__The task__
Copy the lines below as they are; omit the images they contain.

__Raw data__
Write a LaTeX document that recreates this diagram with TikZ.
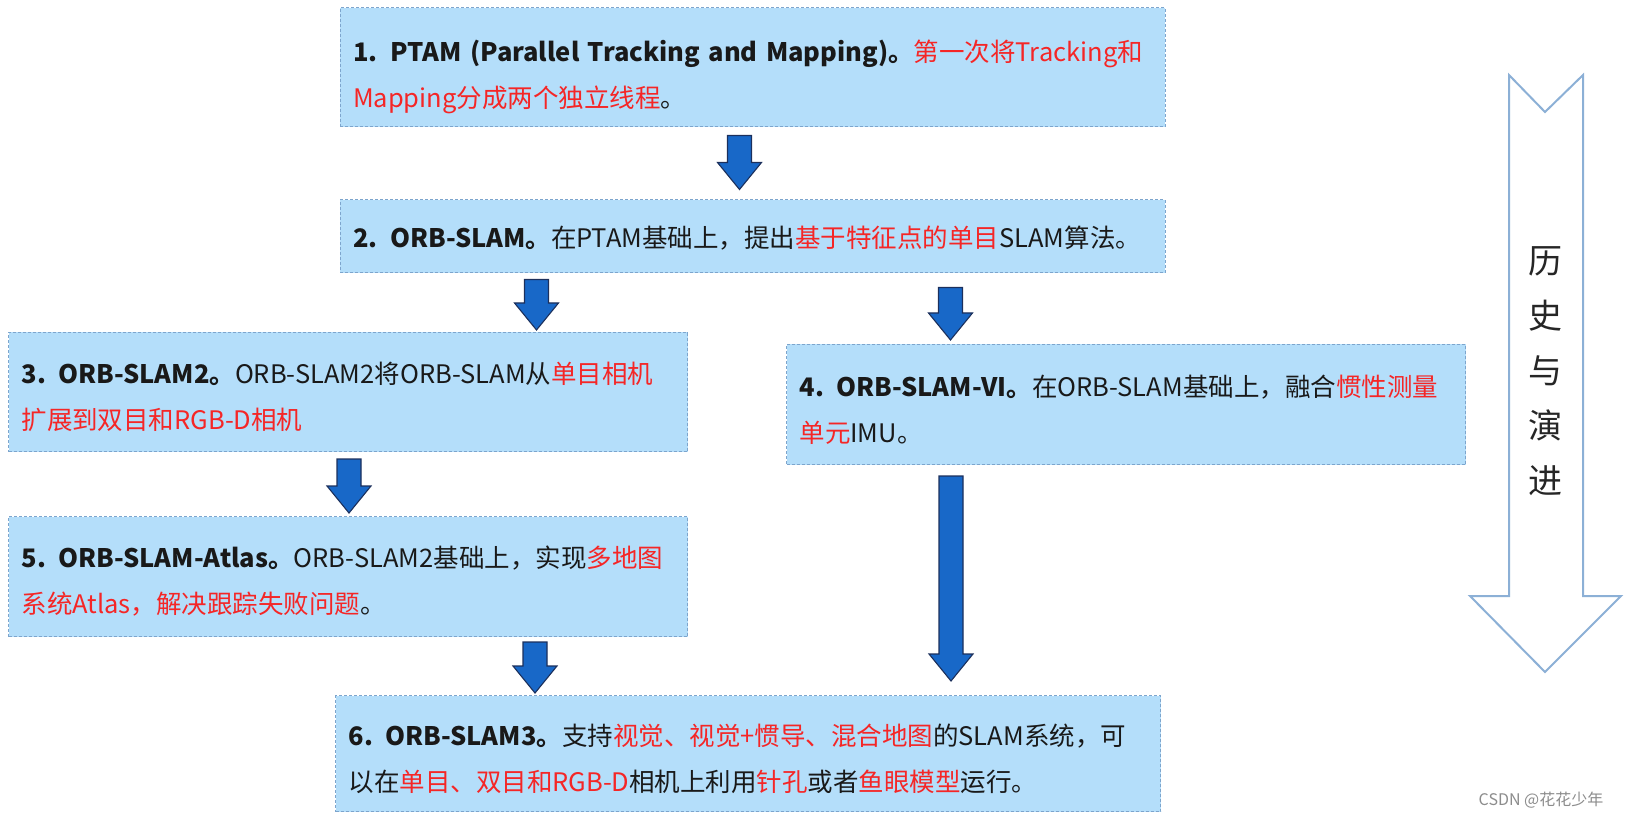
\documentclass[tikz,border=0pt]{standalone}
\usepackage{fontspec}
\setmainfont{Noto Sans CJK SC}
\usetikzlibrary{positioning,calc}

\definecolor{fundo}{RGB}{180,222,250}
\definecolor{borda}{RGB}{125,165,205}
\definecolor{destaque}{RGB}{245,38,38}
\definecolor{azul}{RGB}{24,104,200}
\definecolor{azulesc}{RGB}{28,48,92}
\definecolor{contorno}{RGB}{140,176,214}

\newcommand\hl[1]{\textcolor{destaque}{#1}}
% text sits a little low in the boxes
\def\descevalor{10}
\newcommand\baixa{\par\vspace*{-\descevalor pt}}
% block arrow: top of the shaft, then the tip
\newcommand\seta[2]{%
  \path[seta] let \p1=#1, \p2=#2 in
    (\x1-12pt,\y1) -- (\x1+12pt,\y1) -- (\x1+12pt,\y2+27pt)
    -- (\x1+22pt,\y2+27pt) -- (\x1,\y2) -- (\x1-22pt,\y2+27pt)
    -- (\x1-12pt,\y2+27pt) -- cycle;}

\begin{document}
\begin{tikzpicture}[
  x=1pt, y=-1pt,
  font=\fontsize{25.5}{46}\selectfont,
  desce/.code={\def\descevalor{#1}},
  etapa/.style={draw=borda, dashed, dash pattern=on 3pt off 2pt, line width=1pt,
                fill=fundo, align=left, inner xsep=13pt, inner ysep=0pt,
                text=black!90, execute at end node=\baixa},
  larga/.style={etapa, text width=799pt, minimum width=825pt},
  estreita/.style={etapa, text width=653pt, minimum width=679pt},
  seta/.style={fill=azul, draw=azulesc, line width=1.1pt, line join=miter},
  historia/.style={draw=contorno, line width=2pt, fill=white},
  marca/.style={font=\fontsize{16}{18}\selectfont, text=black!45}
]
  \useasboundingbox (0,0) rectangle (1626,818);

  % first line of the history
  \node[larga, minimum height=119pt, desce=18] (ptam) at (752.5,67.5)
       {\makebox[\linewidth][s]{\textbf{1. PTAM (Parallel Tracking and Mapping)。}\hl{第一次将Tracking和}}\\
        \hl{Mapping分成两个独立线程}。};
  \node[larga, minimum height=73pt, below=72pt of ptam, desce=6] (orb)
       {\textbf{2. ORB-SLAM。}在PTAM基础上，提出\hl{基于特征点的单目}SLAM算法。};

  % two branches
  \node[estreita, minimum height=119pt, anchor=north west] (orb2) at (8,332)
       {\textbf{3. ORB-SLAM2。}ORB-SLAM2将ORB-SLAM从\hl{单目相机}\\
        \hl{扩展到双目和RGB-D相机}};
  \node[estreita, minimum height=120pt, anchor=north west] (orbvi) at (786,344)
       {\textbf{4. ORB-SLAM-VI。}在ORB-SLAM基础上，融合\hl{惯性测量}\\
        \hl{单元}IMU。};
  \node[estreita, minimum height=120pt, below=64pt of orb2.south west, anchor=north west] (atlas)
       {\textbf{5. ORB-SLAM-Atlas。}ORB-SLAM2基础上，实现\hl{多地图}\\
        \hl{系统Atlas，解决跟踪失败问题}。};

  % the two meet again
  \node[larga, minimum height=116pt, anchor=north west] (orb3) at (335,695)
       {\textbf{6. ORB-SLAM3。}支持\hl{视觉、视觉+惯导、混合地图}的SLAM系统，可\\
        以在\hl{单目、双目和RGB-D}相机上利用\hl{针孔}或者\hl{鱼眼模型}运行。};

  \seta{($(ptam.south)+(-13,8)$)}{($(orb.north)+(0,-10)$)}
  \seta{($(orb.south west)+(197,6)$)}{($(orb2.north)+(0,-2)$)}
  \seta{($(orb.south west)+(611,14)$)}{($(orbvi.north)+(0,-4)$)}
  \seta{($(orb2.south)+(1,7)$)}{($(atlas.north)+(0,-3)$)}
  \seta{($(orbvi.south west)+(165,11)$)}{($(orb3.north)+(0,-14)$)}
  \seta{($(atlas.south west)+(527,5)$)}{($(orb3.north)+(0,-2)$)}

  % big hollow arrow on the right
  \draw[historia] (1509,75) -- (1545,112) -- (1583,75) -- (1583,596) -- (1621,596)
    -- (1545,672) -- (1470,596) -- (1509,596) -- cycle;
  \node[align=center, font=\fontsize{34}{55}\selectfont, text=black!85] (hist) at (1545,371)
       {历\\史\\与\\演\\进};

  \node[marca] (csdn) at (1541,800) {CSDN @花花少年};
\end{tikzpicture}
\end{document}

__Solution below__
Write a LaTeX document that recreates this diagram with TikZ.
\documentclass[tikz,border=0pt]{standalone}
\usepackage{fontspec}
\setmainfont{Noto Sans CJK SC}
\usetikzlibrary{positioning,calc}

\definecolor{fundo}{RGB}{180,222,250}
\definecolor{borda}{RGB}{125,165,205}
\definecolor{destaque}{RGB}{245,38,38}
\definecolor{azul}{RGB}{24,104,200}
\definecolor{azulesc}{RGB}{28,48,92}
\definecolor{contorno}{RGB}{140,176,214}

\newcommand\hl[1]{\textcolor{destaque}{#1}}
% text sits a little low in the boxes
\def\descevalor{10}
\newcommand\baixa{\par\vspace*{-\descevalor pt}}
% block arrow: top of the shaft, then the tip
\newcommand\seta[2]{%
  \path[seta] let \p1=#1, \p2=#2 in
    (\x1-12pt,\y1) -- (\x1+12pt,\y1) -- (\x1+12pt,\y2+27pt)
    -- (\x1+22pt,\y2+27pt) -- (\x1,\y2) -- (\x1-22pt,\y2+27pt)
    -- (\x1-12pt,\y2+27pt) -- cycle;}

\begin{document}
\begin{tikzpicture}[
  x=1pt, y=-1pt,
  font=\fontsize{25.5}{46}\selectfont,
  desce/.code={\def\descevalor{#1}},
  etapa/.style={draw=borda, dashed, dash pattern=on 3pt off 2pt, line width=1pt,
                fill=fundo, align=left, inner xsep=13pt, inner ysep=0pt,
                text=black!90, execute at end node=\baixa},
  larga/.style={etapa, text width=799pt, minimum width=825pt},
  estreita/.style={etapa, text width=653pt, minimum width=679pt},
  seta/.style={fill=azul, draw=azulesc, line width=1.1pt, line join=miter},
  historia/.style={draw=contorno, line width=2pt, fill=white},
  marca/.style={font=\fontsize{16}{18}\selectfont, text=black!45}
]
  \useasboundingbox (0,0) rectangle (1626,818);

  % first line of the history
  \node[larga, minimum height=119pt, desce=18] (ptam) at (752.5,67.5)
       {\makebox[\linewidth][s]{\textbf{1. PTAM (Parallel Tracking and Mapping)。}\hl{第一次将Tracking和}}\\
        \hl{Mapping分成两个独立线程}。};
  \node[larga, minimum height=73pt, below=72pt of ptam, desce=6] (orb)
       {\textbf{2. ORB-SLAM。}在PTAM基础上，提出\hl{基于特征点的单目}SLAM算法。};

  % two branches
  \node[estreita, minimum height=119pt, anchor=north west] (orb2) at (8,332)
       {\textbf{3. ORB-SLAM2。}ORB-SLAM2将ORB-SLAM从\hl{单目相机}\\
        \hl{扩展到双目和RGB-D相机}};
  \node[estreita, minimum height=120pt, anchor=north west] (orbvi) at (786,344)
       {\textbf{4. ORB-SLAM-VI。}在ORB-SLAM基础上，融合\hl{惯性测量}\\
        \hl{单元}IMU。};
  \node[estreita, minimum height=120pt, below=64pt of orb2.south west, anchor=north west] (atlas)
       {\textbf{5. ORB-SLAM-Atlas。}ORB-SLAM2基础上，实现\hl{多地图}\\
        \hl{系统Atlas，解决跟踪失败问题}。};

  % the two meet again
  \node[larga, minimum height=116pt, anchor=north west] (orb3) at (335,695)
       {\textbf{6. ORB-SLAM3。}支持\hl{视觉、视觉+惯导、混合地图}的SLAM系统，可\\
        以在\hl{单目、双目和RGB-D}相机上利用\hl{针孔}或者\hl{鱼眼模型}运行。};

  \seta{($(ptam.south)+(-13,8)$)}{($(orb.north)+(0,-10)$)}
  \seta{($(orb.south west)+(197,6)$)}{($(orb2.north)+(0,-2)$)}
  \seta{($(orb.south west)+(611,14)$)}{($(orbvi.north)+(0,-4)$)}
  \seta{($(orb2.south)+(1,7)$)}{($(atlas.north)+(0,-3)$)}
  \seta{($(orbvi.south west)+(165,11)$)}{($(orb3.north)+(0,-14)$)}
  \seta{($(atlas.south west)+(527,5)$)}{($(orb3.north)+(0,-2)$)}

  % big hollow arrow on the right
  \draw[historia] (1509,75) -- (1545,112) -- (1583,75) -- (1583,596) -- (1621,596)
    -- (1545,672) -- (1470,596) -- (1509,596) -- cycle;
  \node[align=center, font=\fontsize{34}{55}\selectfont, text=black!85] (hist) at (1545,371)
       {历\\史\\与\\演\\进};

  \node[marca] (csdn) at (1541,800) {CSDN @花花少年};
\end{tikzpicture}
\end{document}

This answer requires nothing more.